JOB> Repeat all of the material below exactly as written, images excluded.

##############################

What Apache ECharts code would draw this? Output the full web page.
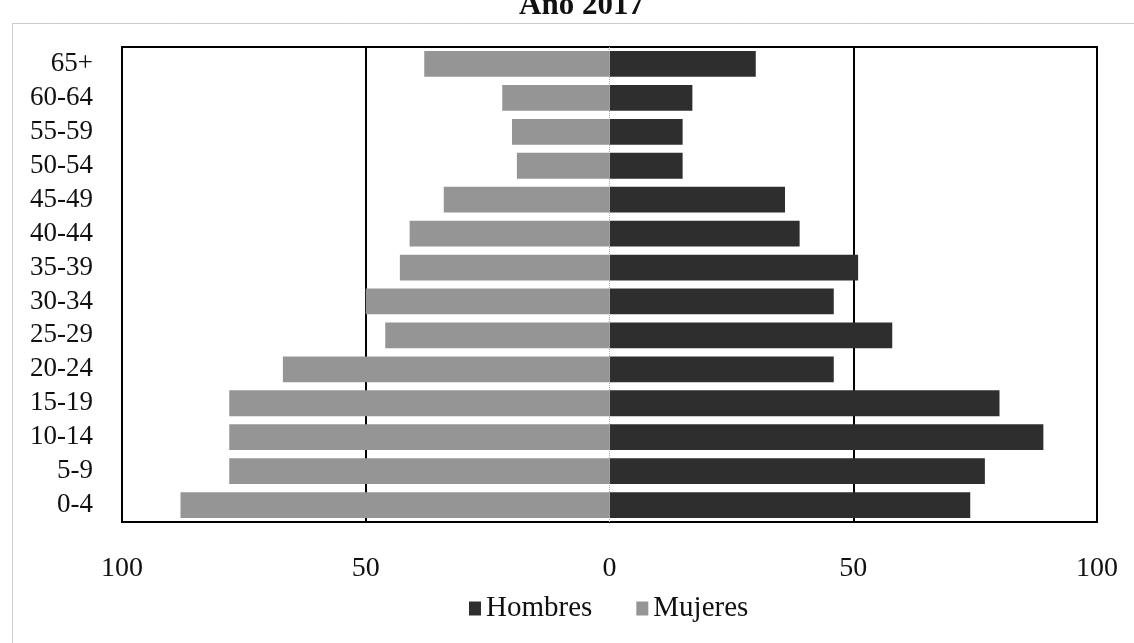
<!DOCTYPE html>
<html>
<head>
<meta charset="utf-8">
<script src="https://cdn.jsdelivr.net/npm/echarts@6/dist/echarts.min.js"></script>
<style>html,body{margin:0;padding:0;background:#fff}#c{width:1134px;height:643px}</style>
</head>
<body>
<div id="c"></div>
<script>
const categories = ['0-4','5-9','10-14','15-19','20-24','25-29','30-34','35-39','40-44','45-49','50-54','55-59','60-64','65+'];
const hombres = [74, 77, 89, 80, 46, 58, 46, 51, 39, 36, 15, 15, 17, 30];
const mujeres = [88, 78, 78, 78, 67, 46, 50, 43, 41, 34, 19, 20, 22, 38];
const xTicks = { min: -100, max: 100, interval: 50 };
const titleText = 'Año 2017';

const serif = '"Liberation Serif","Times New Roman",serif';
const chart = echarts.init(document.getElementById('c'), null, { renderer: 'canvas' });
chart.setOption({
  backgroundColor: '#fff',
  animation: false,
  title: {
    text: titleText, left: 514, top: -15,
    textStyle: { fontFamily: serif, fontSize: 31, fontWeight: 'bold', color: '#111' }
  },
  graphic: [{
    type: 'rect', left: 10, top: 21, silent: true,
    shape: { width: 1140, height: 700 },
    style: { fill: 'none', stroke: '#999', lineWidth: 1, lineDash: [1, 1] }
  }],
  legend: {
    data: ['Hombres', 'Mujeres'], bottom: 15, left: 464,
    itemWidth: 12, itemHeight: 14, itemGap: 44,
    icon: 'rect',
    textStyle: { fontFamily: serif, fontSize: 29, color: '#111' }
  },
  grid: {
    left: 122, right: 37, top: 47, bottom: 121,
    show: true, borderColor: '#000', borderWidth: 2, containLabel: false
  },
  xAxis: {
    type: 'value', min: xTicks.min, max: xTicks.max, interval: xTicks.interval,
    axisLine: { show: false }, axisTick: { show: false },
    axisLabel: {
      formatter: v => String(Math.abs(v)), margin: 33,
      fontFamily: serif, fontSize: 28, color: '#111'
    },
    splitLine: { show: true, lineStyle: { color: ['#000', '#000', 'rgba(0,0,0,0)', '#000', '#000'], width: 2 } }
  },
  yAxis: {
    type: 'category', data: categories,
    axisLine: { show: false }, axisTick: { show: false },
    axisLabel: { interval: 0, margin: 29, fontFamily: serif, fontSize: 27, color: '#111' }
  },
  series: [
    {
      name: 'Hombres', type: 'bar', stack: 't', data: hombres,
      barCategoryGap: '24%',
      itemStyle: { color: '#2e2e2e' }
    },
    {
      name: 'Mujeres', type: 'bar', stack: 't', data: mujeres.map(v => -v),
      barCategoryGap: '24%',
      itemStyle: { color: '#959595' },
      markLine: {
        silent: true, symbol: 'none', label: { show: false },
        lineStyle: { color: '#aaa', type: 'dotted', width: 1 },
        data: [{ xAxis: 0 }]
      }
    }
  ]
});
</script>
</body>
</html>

##############################

OUTPUT OF THE TASK>
What Apache ECharts code would draw this? Output the full web page.
<!DOCTYPE html>
<html>
<head>
<meta charset="utf-8">
<script src="https://cdn.jsdelivr.net/npm/echarts@6/dist/echarts.min.js"></script>
<style>html,body{margin:0;padding:0;background:#fff}#c{width:1134px;height:643px}</style>
</head>
<body>
<div id="c"></div>
<script>
const categories = ['0-4','5-9','10-14','15-19','20-24','25-29','30-34','35-39','40-44','45-49','50-54','55-59','60-64','65+'];
const hombres = [74, 77, 89, 80, 46, 58, 46, 51, 39, 36, 15, 15, 17, 30];
const mujeres = [88, 78, 78, 78, 67, 46, 50, 43, 41, 34, 19, 20, 22, 38];
const xTicks = { min: -100, max: 100, interval: 50 };
const titleText = 'Año 2017';

const serif = '"Liberation Serif","Times New Roman",serif';
const chart = echarts.init(document.getElementById('c'), null, { renderer: 'canvas' });
chart.setOption({
  backgroundColor: '#fff',
  animation: false,
  title: {
    text: titleText, left: 514, top: -15,
    textStyle: { fontFamily: serif, fontSize: 31, fontWeight: 'bold', color: '#111' }
  },
  graphic: [{
    type: 'rect', left: 10, top: 21, silent: true,
    shape: { width: 1140, height: 700 },
    style: { fill: 'none', stroke: '#999', lineWidth: 1, lineDash: [1, 1] }
  }],
  legend: {
    data: ['Hombres', 'Mujeres'], bottom: 15, left: 464,
    itemWidth: 12, itemHeight: 14, itemGap: 44,
    icon: 'rect',
    textStyle: { fontFamily: serif, fontSize: 29, color: '#111' }
  },
  grid: {
    left: 122, right: 37, top: 47, bottom: 121,
    show: true, borderColor: '#000', borderWidth: 2, containLabel: false
  },
  xAxis: {
    type: 'value', min: xTicks.min, max: xTicks.max, interval: xTicks.interval,
    axisLine: { show: false }, axisTick: { show: false },
    axisLabel: {
      formatter: v => String(Math.abs(v)), margin: 33,
      fontFamily: serif, fontSize: 28, color: '#111'
    },
    splitLine: { show: true, lineStyle: { color: ['#000', '#000', 'rgba(0,0,0,0)', '#000', '#000'], width: 2 } }
  },
  yAxis: {
    type: 'category', data: categories,
    axisLine: { show: false }, axisTick: { show: false },
    axisLabel: { interval: 0, margin: 29, fontFamily: serif, fontSize: 27, color: '#111' }
  },
  series: [
    {
      name: 'Hombres', type: 'bar', stack: 't', data: hombres,
      barCategoryGap: '24%',
      itemStyle: { color: '#2e2e2e' }
    },
    {
      name: 'Mujeres', type: 'bar', stack: 't', data: mujeres.map(v => -v),
      barCategoryGap: '24%',
      itemStyle: { color: '#959595' },
      markLine: {
        silent: true, symbol: 'none', label: { show: false },
        lineStyle: { color: '#aaa', type: 'dotted', width: 1 },
        data: [{ xAxis: 0 }]
      }
    }
  ]
});
</script>
</body>
</html>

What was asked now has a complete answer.